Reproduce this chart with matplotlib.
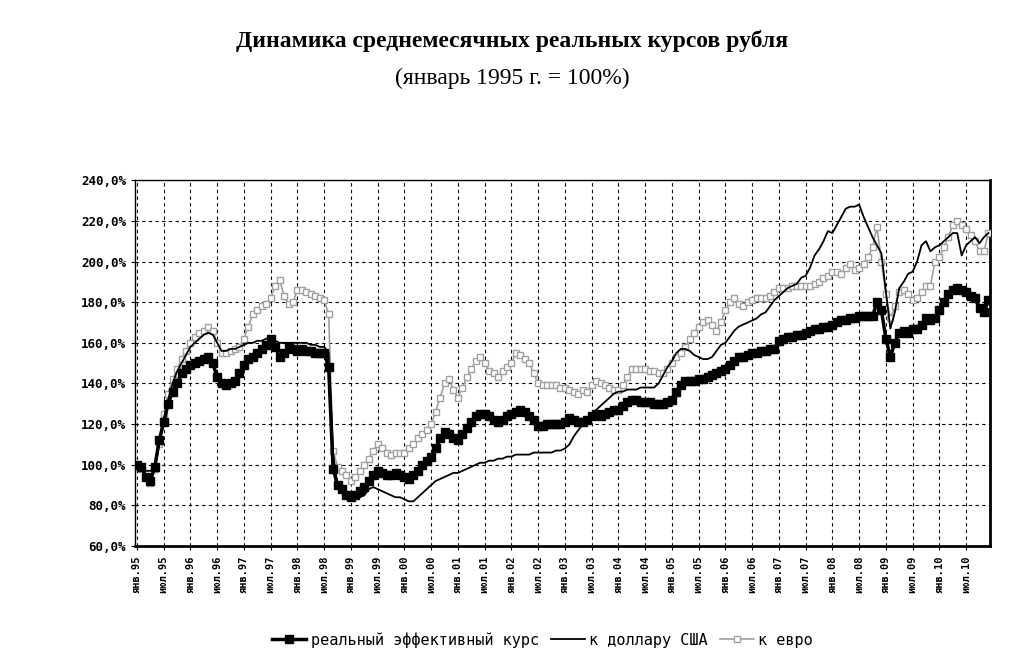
import matplotlib
matplotlib.use("Agg")
import matplotlib.pyplot as plt
import numpy as np

years = list(range(1995, 2011))
tick_labels = []
for y in years:
    tick_labels += [f"янв.{y%100:02d}", f"июл.{y%100:02d}"]

reer = [
 100,99,94,92,99,112,121,130,136,140,145,147,
 149,150,151,152,153,150,143,140,139,140,141,145,
 149,152,153,155,157,159,162,158,153,155,158,157,
 156,157,156,156,155,155,155,148,98,90,88,85,
 84,85,87,89,92,95,97,96,95,95,96,95,
 94,93,95,97,100,102,104,108,113,116,115,113,
 112,115,118,121,124,125,125,124,122,121,122,124,
 125,126,127,126,124,122,119,119,120,120,120,120,
 121,123,122,121,121,122,124,125,124,125,126,127,
 127,129,131,132,132,131,131,131,130,130,130,131,
 132,136,139,141,141,141,142,142,143,144,145,146,
 147,149,151,153,153,154,155,155,156,156,157,157,
 161,162,163,163,164,164,165,166,167,167,168,168,
 169,170,171,171,172,172,173,173,173,173,180,176,
 162,153,160,165,166,165,167,167,169,172,171,172,
 176,180,184,186,187,186,185,183,182,177,175,181]

usd = [
 100,99,97,97,99,110,122,132,140,146,150,154,
 158,160,162,164,165,164,160,156,156,157,157,158,
 159,160,160,161,161,162,162,161,160,160,160,160,
 160,160,160,159,159,158,158,155,105,90,86,86,
 86,85,84,85,88,89,88,87,86,85,84,84,
 83,82,82,84,86,88,90,92,93,94,95,96,
 96,97,98,99,100,101,101,102,102,103,103,104,
 104,105,105,105,105,106,106,106,106,106,107,107,
 108,110,114,117,120,123,125,127,129,131,133,135,
 136,136,137,137,137,138,138,138,138,140,144,148,
 151,155,157,157,156,154,153,152,152,153,156,159,
 160,163,166,168,169,170,171,172,174,175,178,181,
 183,185,187,188,189,192,193,197,203,206,210,215,
 214,218,222,226,227,227,228,222,217,212,208,204,
 185,167,175,187,190,194,195,200,208,210,205,207,
 208,210,212,214,214,203,208,210,212,209,212,214]

eur = [
 100,98,94,91,98,110,125,135,142,147,152,156,
 160,163,165,166,168,166,160,155,155,156,157,158,
 162,168,174,176,178,179,182,188,191,183,179,180,
 186,186,185,184,183,182,181,174,107,99,97,95,
 92,94,97,100,103,107,110,108,106,105,106,106,
 106,108,110,113,115,117,120,126,133,140,142,137,
 133,138,143,147,151,153,150,146,145,143,146,148,
 150,155,154,152,150,145,140,139,139,139,139,138,
 138,137,136,135,137,136,139,141,140,139,138,137,
 137,139,143,147,147,147,147,146,146,145,145,147,
 150,153,155,158,162,165,168,170,171,169,166,170,
 176,180,182,179,178,180,181,182,182,182,183,185,
 187,187,187,188,188,188,188,188,189,190,192,193,
 195,195,194,197,199,196,197,199,202,207,217,200,
 184,172,178,185,186,184,181,182,185,188,188,200,
 202,207,212,218,220,218,216,213,210,205,205,214]

x = np.arange(len(reer))

fig = plt.figure(figsize=(10.24, 6.70), dpi=100)
ax = fig.add_axes([0.132, 0.185, 0.835, 0.546])

ax.plot(x, eur, color="#a0a0a0", lw=1.2, marker="s", ms=5, mfc="white",
        mec="#a0a0a0", mew=1.0, label="к евро", zorder=3)
ax.plot(x, usd, color="black", lw=1.3, label="к доллару США", zorder=4)
ax.plot(x, reer, color="black", lw=2.5, marker="s", ms=6, mfc="black",
        mec="black", label="реальный эффективный курс", zorder=5)

ax.set_xlim(-0.4, 191.4)
ax.set_ylim(60, 240)
ax.set_yticks(np.arange(60, 241, 20))
ax.set_yticklabels([f"{v},0%" for v in range(60, 241, 20)],
                   fontfamily="DejaVu Sans Mono", fontsize=9, fontweight="bold")
ax.set_xticks(np.arange(0, 192, 6))
ax.set_xticklabels(tick_labels, rotation=90, fontfamily="DejaVu Sans Mono",
                   fontsize=7.5, fontweight="bold")
ax.grid(True, color="black", ls=(0, (3, 3)), lw=0.8)
for s in ax.spines.values():
    s.set_linewidth(1.0)
ax.spines["bottom"].set_linewidth(2)
ax.spines["right"].set_linewidth(2)
ax.tick_params(length=3)

h, l = ax.get_legend_handles_labels()
fig.legend(h[::-1], l[::-1], loc="center", bbox_to_anchor=(0.53, 0.045), ncol=3,
           frameon=False, prop={"family": "DejaVu Sans Mono", "size": 11},
           handlelength=2.2, columnspacing=0.8, handletextpad=0.3)

fig.text(0.5, 0.93, "Динамика среднемесячных реальных курсов рубля",
         ha="center", fontfamily="Liberation Serif", fontsize=17, fontweight="bold")
fig.text(0.5, 0.875, "(январь 1995 г. = 100%)", ha="center",
         fontfamily="Liberation Serif", fontsize=17)

fig.savefig("out.png", dpi=100)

• **GIVEN TASK**:
Filter the listing above for the string "matplotlib" and copy every matching line.

• **RESPONSE TO THE EXERCISE**:
Reproduce this chart with matplotlib.
import matplotlib
matplotlib.use("Agg")
import matplotlib.pyplot as plt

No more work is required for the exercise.